* **Task instructions**
Look at the data below and print exactly the lines from its first line through the line with "ax.axvspan(i - 0.5, i"; the pictures stay out of the copy.

* **Data segment**
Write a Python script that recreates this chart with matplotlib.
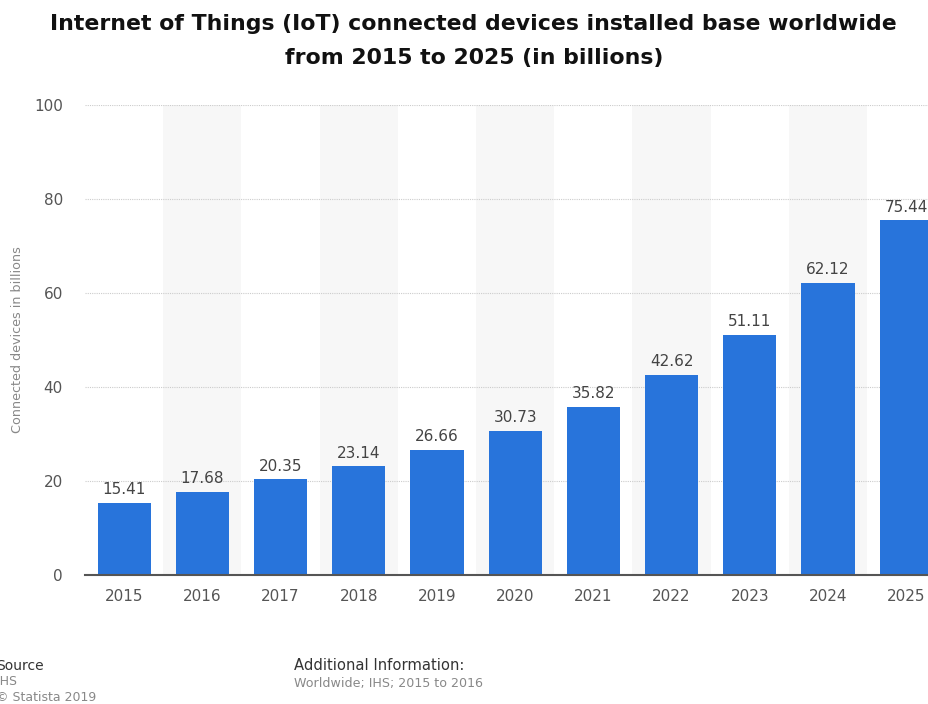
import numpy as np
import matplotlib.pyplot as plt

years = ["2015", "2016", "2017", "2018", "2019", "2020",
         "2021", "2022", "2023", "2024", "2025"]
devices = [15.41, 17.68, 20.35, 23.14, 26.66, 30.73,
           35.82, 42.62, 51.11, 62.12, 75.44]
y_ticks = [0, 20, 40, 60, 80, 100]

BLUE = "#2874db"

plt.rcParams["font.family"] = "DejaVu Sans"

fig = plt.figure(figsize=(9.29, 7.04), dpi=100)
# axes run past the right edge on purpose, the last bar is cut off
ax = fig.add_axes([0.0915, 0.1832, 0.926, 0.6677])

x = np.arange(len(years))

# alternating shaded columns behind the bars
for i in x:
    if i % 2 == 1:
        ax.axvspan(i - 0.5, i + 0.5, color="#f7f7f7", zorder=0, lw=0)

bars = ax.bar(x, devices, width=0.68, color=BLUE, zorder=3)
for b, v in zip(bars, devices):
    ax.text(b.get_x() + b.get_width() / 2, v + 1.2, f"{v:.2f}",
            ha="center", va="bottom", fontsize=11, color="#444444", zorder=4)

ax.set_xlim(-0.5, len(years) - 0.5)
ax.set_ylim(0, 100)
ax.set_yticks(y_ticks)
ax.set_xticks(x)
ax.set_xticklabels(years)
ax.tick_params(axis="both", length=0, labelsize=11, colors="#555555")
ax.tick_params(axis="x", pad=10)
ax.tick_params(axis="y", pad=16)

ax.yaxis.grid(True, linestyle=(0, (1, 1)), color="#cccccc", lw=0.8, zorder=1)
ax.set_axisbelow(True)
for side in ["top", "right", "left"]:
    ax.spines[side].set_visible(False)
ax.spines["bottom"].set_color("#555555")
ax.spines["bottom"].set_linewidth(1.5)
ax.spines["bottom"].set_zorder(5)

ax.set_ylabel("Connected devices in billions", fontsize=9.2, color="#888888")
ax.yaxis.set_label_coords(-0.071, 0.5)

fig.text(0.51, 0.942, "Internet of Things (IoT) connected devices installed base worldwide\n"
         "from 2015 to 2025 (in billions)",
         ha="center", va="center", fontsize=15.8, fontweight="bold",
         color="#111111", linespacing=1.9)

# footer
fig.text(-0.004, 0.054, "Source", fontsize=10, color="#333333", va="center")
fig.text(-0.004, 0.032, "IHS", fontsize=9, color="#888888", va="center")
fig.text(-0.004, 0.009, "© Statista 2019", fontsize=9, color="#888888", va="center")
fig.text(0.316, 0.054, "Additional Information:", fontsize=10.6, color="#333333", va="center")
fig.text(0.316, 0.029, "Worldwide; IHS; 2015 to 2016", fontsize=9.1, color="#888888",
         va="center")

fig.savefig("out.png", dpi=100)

* **Exercise result**
Write a Python script that recreates this chart with matplotlib.
import numpy as np
import matplotlib.pyplot as plt

years = ["2015", "2016", "2017", "2018", "2019", "2020",
         "2021", "2022", "2023", "2024", "2025"]
devices = [15.41, 17.68, 20.35, 23.14, 26.66, 30.73,
           35.82, 42.62, 51.11, 62.12, 75.44]
y_ticks = [0, 20, 40, 60, 80, 100]

BLUE = "#2874db"

plt.rcParams["font.family"] = "DejaVu Sans"

fig = plt.figure(figsize=(9.29, 7.04), dpi=100)
# axes run past the right edge on purpose, the last bar is cut off
ax = fig.add_axes([0.0915, 0.1832, 0.926, 0.6677])

x = np.arange(len(years))

# alternating shaded columns behind the bars
for i in x:
    if i % 2 == 1:
        ax.axvspan(i - 0.5, i + 0.5, color="#f7f7f7", zorder=0, lw=0)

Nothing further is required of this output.